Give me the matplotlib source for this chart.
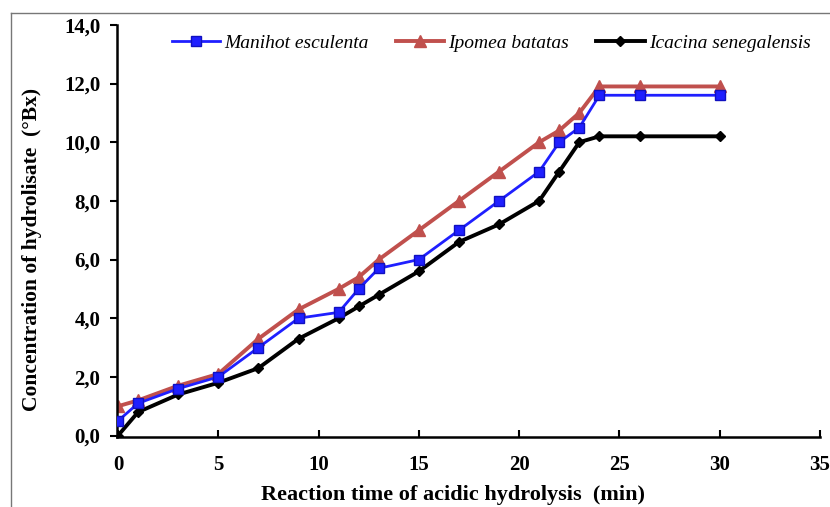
import matplotlib.pyplot as plt
from matplotlib.lines import Line2D
from matplotlib.ticker import FuncFormatter

time = [0, 1, 3, 5, 7, 9, 11, 12, 13, 15, 17, 19, 21, 22, 23, 24, 26, 30]
manihot = [0.5, 1.1, 1.6, 2.0, 3.0, 4.0, 4.2, 5.0, 5.7, 6.0, 7.0, 8.0, 9.0, 10.0, 10.5, 11.6, 11.6, 11.6]
ipomea = [1.0, 1.2, 1.7, 2.1, 3.3, 4.3, 5.0, 5.4, 6.0, 7.0, 8.0, 9.0, 10.0, 10.4, 11.0, 11.9, 11.9, 11.9]
icacina = [0.0, 0.8, 1.4, 1.8, 2.3, 3.3, 4.0, 4.4, 4.8, 5.6, 6.6, 7.2, 8.0, 9.0, 10.0, 10.2, 10.2, 10.2]
names = ["Manihot esculenta", "Ipomea batatas", "Icacina senegalensis"]

plt.rcParams["font.family"] = ["Liberation Serif", "DejaVu Serif"]

fig = plt.figure(figsize=(8.3, 5.07), dpi=100)
ax = fig.add_axes([0.141, 0.138, 0.847, 0.813])

ax.plot(time, icacina, "-D", color="black", lw=2.8, ms=5, zorder=3)
ax.plot(time, ipomea, "-^", color="#c0504d", lw=2.8, ms=9, zorder=2)
ax.plot(time, manihot, "-s", color="#1f1fff", lw=2, ms=7.5, mec="#1010c0", zorder=4)

ax.set_xticks(range(0, 36, 5))
ax.set_yticks(range(0, 15, 2))
ax.yaxis.set_major_formatter(FuncFormatter(lambda v, p: f"{v:.1f}".replace(".", ",")))
for lab in ax.get_xticklabels() + ax.get_yticklabels():
    lab.set_fontweight("bold")
    lab.set_fontsize(15)
ax.tick_params(axis="x", direction="in", length=5, width=1.5, pad=13)
ax.tick_params(axis="y", direction="out", length=5, width=1.5, pad=7)
ax.spines["top"].set_visible(False)
ax.spines["right"].set_visible(False)
ax.spines["left"].set_linewidth(1.8)
ax.spines["bottom"].set_linewidth(1.8)
ax.set_xlim(-0.05, 35)
ax.set_ylim(-0.05, 14)

ax.set_xlabel("Reaction time of acidic hydrolysis  (min)", fontsize=16, fontweight="bold")
ax.set_ylabel("Concentration of hydrolisate  (°Bx)", fontsize=15.5, fontweight="bold")
ax.xaxis.set_label_coords(0.478, -0.117)
ax.yaxis.set_label_coords(-0.107, 0.456)

handles = [
    Line2D([], [], color="#1f1fff", lw=2, marker="s", ms=7.5, mec="#1010c0"),
    Line2D([], [], color="#c0504d", lw=2.8, marker="^", ms=9),
    Line2D([], [], color="black", lw=2.8, marker="D", ms=5),
]
ax.legend(handles, names, loc="center", bbox_to_anchor=(0.532, 0.956), ncol=3, frameon=False,
          prop={"style": "italic", "size": 14}, handlelength=2.5, handletextpad=0.2, columnspacing=1.4)

fig.add_artist(Line2D([0.013, 1.0], [0.974, 0.974], color="#777777", lw=1))
fig.add_artist(Line2D([0.013, 0.013], [0.0, 0.974], color="#777777", lw=1))

fig.savefig("out.png", dpi=100)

§ **WRITTEN TASK**
Give the data again exactly as written, with all pictures left out.

§ **CORRECT OUTPUT**
Give me the matplotlib source for this chart.
import matplotlib.pyplot as plt
from matplotlib.lines import Line2D
from matplotlib.ticker import FuncFormatter

time = [0, 1, 3, 5, 7, 9, 11, 12, 13, 15, 17, 19, 21, 22, 23, 24, 26, 30]
manihot = [0.5, 1.1, 1.6, 2.0, 3.0, 4.0, 4.2, 5.0, 5.7, 6.0, 7.0, 8.0, 9.0, 10.0, 10.5, 11.6, 11.6, 11.6]
ipomea = [1.0, 1.2, 1.7, 2.1, 3.3, 4.3, 5.0, 5.4, 6.0, 7.0, 8.0, 9.0, 10.0, 10.4, 11.0, 11.9, 11.9, 11.9]
icacina = [0.0, 0.8, 1.4, 1.8, 2.3, 3.3, 4.0, 4.4, 4.8, 5.6, 6.6, 7.2, 8.0, 9.0, 10.0, 10.2, 10.2, 10.2]
names = ["Manihot esculenta", "Ipomea batatas", "Icacina senegalensis"]

plt.rcParams["font.family"] = ["Liberation Serif", "DejaVu Serif"]

fig = plt.figure(figsize=(8.3, 5.07), dpi=100)
ax = fig.add_axes([0.141, 0.138, 0.847, 0.813])

ax.plot(time, icacina, "-D", color="black", lw=2.8, ms=5, zorder=3)
ax.plot(time, ipomea, "-^", color="#c0504d", lw=2.8, ms=9, zorder=2)
ax.plot(time, manihot, "-s", color="#1f1fff", lw=2, ms=7.5, mec="#1010c0", zorder=4)

ax.set_xticks(range(0, 36, 5))
ax.set_yticks(range(0, 15, 2))
ax.yaxis.set_major_formatter(FuncFormatter(lambda v, p: f"{v:.1f}".replace(".", ",")))
for lab in ax.get_xticklabels() + ax.get_yticklabels():
    lab.set_fontweight("bold")
    lab.set_fontsize(15)
ax.tick_params(axis="x", direction="in", length=5, width=1.5, pad=13)
ax.tick_params(axis="y", direction="out", length=5, width=1.5, pad=7)
ax.spines["top"].set_visible(False)
ax.spines["right"].set_visible(False)
ax.spines["left"].set_linewidth(1.8)
ax.spines["bottom"].set_linewidth(1.8)
ax.set_xlim(-0.05, 35)
ax.set_ylim(-0.05, 14)

ax.set_xlabel("Reaction time of acidic hydrolysis  (min)", fontsize=16, fontweight="bold")
ax.set_ylabel("Concentration of hydrolisate  (°Bx)", fontsize=15.5, fontweight="bold")
ax.xaxis.set_label_coords(0.478, -0.117)
ax.yaxis.set_label_coords(-0.107, 0.456)

handles = [
    Line2D([], [], color="#1f1fff", lw=2, marker="s", ms=7.5, mec="#1010c0"),
    Line2D([], [], color="#c0504d", lw=2.8, marker="^", ms=9),
    Line2D([], [], color="black", lw=2.8, marker="D", ms=5),
]
ax.legend(handles, names, loc="center", bbox_to_anchor=(0.532, 0.956), ncol=3, frameon=False,
          prop={"style": "italic", "size": 14}, handlelength=2.5, handletextpad=0.2, columnspacing=1.4)

fig.add_artist(Line2D([0.013, 1.0], [0.974, 0.974], color="#777777", lw=1))
fig.add_artist(Line2D([0.013, 0.013], [0.0, 0.974], color="#777777", lw=1))

fig.savefig("out.png", dpi=100)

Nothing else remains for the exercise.